The process for a primary issuance starts with company management calling an investment bank to discuss the potential and viability of an IPO. This stage is especially important as investment banks possess the expertise to advise on whether the company’s growth is at a point where an IPO would be optimal and whether the equity capital markets are active enough to ensure a successful issuance. Once they commence the listing process, the banks often underwrite the issuance wherein they buy the shares outright off the company and transfer the risk of selling the stock onto themselves. Leading up to and on the day of the issuance, the bank creates a book of investors who have subscribed to the stock. A good indicator of pricing and the success of an IPO is how heavily the stock has been subscribed to. The bank’s goal at this point is to capture as much of a profit margin as they can between the price they bought the stock off the company and the price they sell it at to these new investors.
For the company itself, the advantages of a primary issuance are significant.
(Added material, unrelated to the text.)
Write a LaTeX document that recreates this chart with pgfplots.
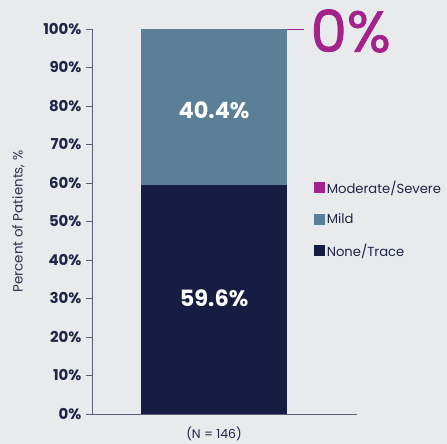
\documentclass[border=0pt]{standalone}
\usepackage{pgfplots}
\pgfplotsset{compat=1.18}
\usepackage{fontspec}
\setmainfont{Poppins}
\newfontfamily\popfb[FakeBold=1.3]{Poppins}
\definecolor{bgc}{HTML}{E9EAEC}
\definecolor{navy}{HTML}{151D42}
\definecolor{mild}{HTML}{5B7F96}
\definecolor{mag}{HTML}{A4228C}
\definecolor{axc}{HTML}{5A5F7A}
\definecolor{txt}{HTML}{1F2448}
\begin{document}
\begin{tikzpicture}
\fill[bgc] (-92bp,-30bp) rectangle (355bp,414bp);
\begin{axis}[
  scale only axis,
  width=265bp, height=385bp,
  ybar stacked,
  bar width=1,
  xmin=-0.836, xmax=0.979,
  ymin=0, ymax=100,
  axis x line=bottom, axis y line=left,
  axis line style={-, axc, line width=0.8pt},
  ytick={0,10,...,100},
  yticklabel={\pgfmathprintnumber{\tick}\%},
  xtick={0}, xticklabels={(N = 146)},
  x tick style={draw=none},
  y tick style={axc, line width=0.8pt},
  tick align=outside,
  major tick length=6bp,
  /pgf/number format/assume math mode=true,
  y tick label style={font=\bfseries\fontsize{15}{17}\selectfont, text=txt, xshift=-1bp},
  x tick label style={font=\fontsize{12.5}{14}\selectfont, text=txt, yshift=-3bp},
  ylabel={Percent of Patients, \%},
  ylabel style={font=\fontsize{13.5}{15}\selectfont, text=txt!85!gray, yshift=12bp},
  legend style={draw=none, fill=none, at={(rel axis cs:0.825,0.617)}, anchor=north west,
    font=\fontsize{13.2}{15}\selectfont, text=txt, row sep=15bp,
    /tikz/every even column/.append style={column sep=3bp}},
  legend cell align=left,
  reverse legend,
  legend image code/.code={\fill[#1] (0bp,-5.5bp) rectangle (11bp,5.5bp);},
  clip=false,
]
\addplot[fill=navy, draw=none] coordinates {(0,59.6)};
\addlegendentry{None/Trace}
\addplot[fill=mild, draw=none] coordinates {(0,40.4)};
\addlegendentry{Mild}
\addplot[fill=mag, draw=none] coordinates {(0,0)};
\addlegendentry{Moderate/Severe}
\draw[mag, line width=0.8pt] (axis cs:0.5,100) -- (axis cs:0.615,100);
\coordinate (zero) at (axis cs:0.66,100);
\coordinate (mildc) at (axis cs:0,79);
\coordinate (nonec) at (axis cs:0,30);
\end{axis}
\node[anchor=west, text=mag, font=\popfb\fontsize{58}{62}\selectfont, inner sep=0pt, yshift=-2bp] at (zero) {0\%};
\node[text=white, font=\fontsize{22.5}{25}\selectfont\bfseries] at (mildc) {40.4\%};
\node[text=white, font=\fontsize{22.5}{25}\selectfont\bfseries] at (nonec) {59.6\%};
\pgfresetboundingbox
\path[use as bounding box] (-92bp,-30bp) rectangle (355bp,414bp);
\end{tikzpicture}
\end{document}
An IPO strengthens the company’s capital base as more equity is brought into the company to fund the operations and growth that management is interested in pursuing. There is also an element of prestige brought about by an IPO that management may want to feel self-actualized by. However, more importantly, M&A becomes significantly easier with a public company than a private one as regulatory approval is completed at a quicker pace. That said, there are some downsides to “going public” as well. After listing, companies have a duty to disclose and report earnings every quarter. While this is certainly an additional cost, there is now also pressure from shareholders of the company on management as they seek to align shareholder interests with the company’s interests. There is also new pressure on short term growth as shareholders investing with a shorter time horizon are likely to be less patient than previous financiers (e.g. VCs) regarding company growth and time taken for positive NPV projects to materialize.
In the USA, the dynamism of the primary issuance market is a key driver of the equity capital markets division being one of the most active in full-service investment banks. In 2016, the market capitalization of new primary issuances totalled a formidable $123.7 billion over 106 IPO transactions. Of these, 40 were in the healthcare sector, 22 were technology companies and 15 were financial services companies. Given the strength of the equity markets in recent times andgrowing corporate earnings, it seems likely that 2017 will end as a second consecutive strong year for ECM divisions in investment banks.